A district judge dismissed the suit, and the U.S. Court of Appeals for the 10th Circuit affirmed, saying “a suspect’s continued flight after being shot by police negates a Fourth Amendment excessive-force claim” because “no seizure can occur unless there is physical touch or a show of authority,” and that “such physical touch (or force) must terminate the suspect’s movement.”

However, Chief Justice John G. Roberts Jr. said that approach was too limited, pointing to a 1991 Justice Scalia decision that said “the word ‘seizure’ readily bears the meaning of a laying on of hands or application of physical force to restrain movement, even when it is ultimately unsuccessful.” The high court thus approved the lawsuit on a 5-to-3 vote.
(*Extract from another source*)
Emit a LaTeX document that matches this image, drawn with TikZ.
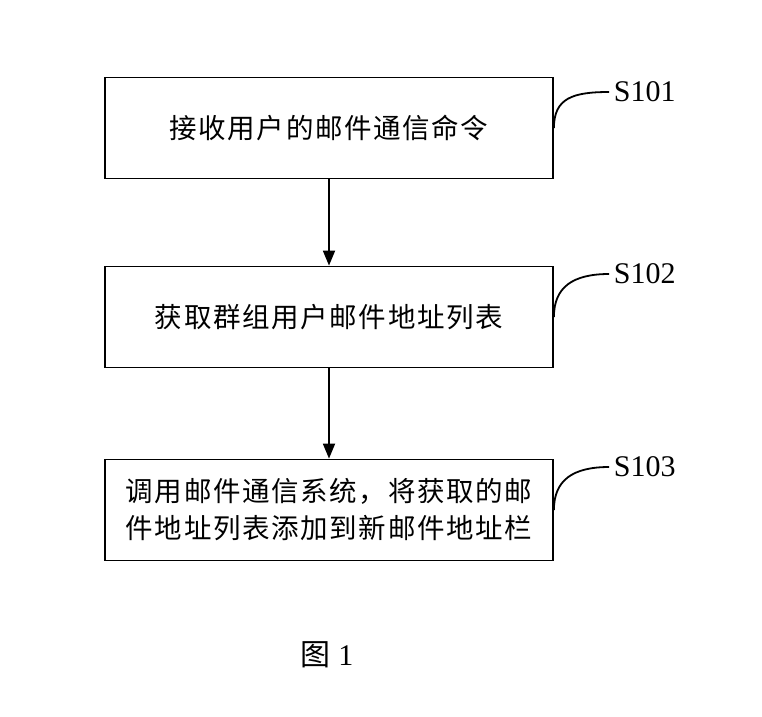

Meanwhile, Vox reports that the Torres decision means that officers will not be immune from Fourth Amendment lawsuits because they tried but failed to detain someone using excessive force. However, the decision also reveals the complex interpretations of the fourth amendment needed to decide what exactly constitutes being “seized” by an officer and the trouble that a more restrictive interpretation could represent for any victim of an unlawful police shooting who seeks recourse through the courts.

Justice Neil Gorsuch’s descent to the Torres case, in which he argued that police must actually take “possession of someone or something” in order to “seize” it, essentially means that if an officer unlawfully shoots two people, one in the arm and the other in the leg, and the one shot in the arm runs away, only the one shot in the leg can sue.  Under Robert’s rule, both victims could sue.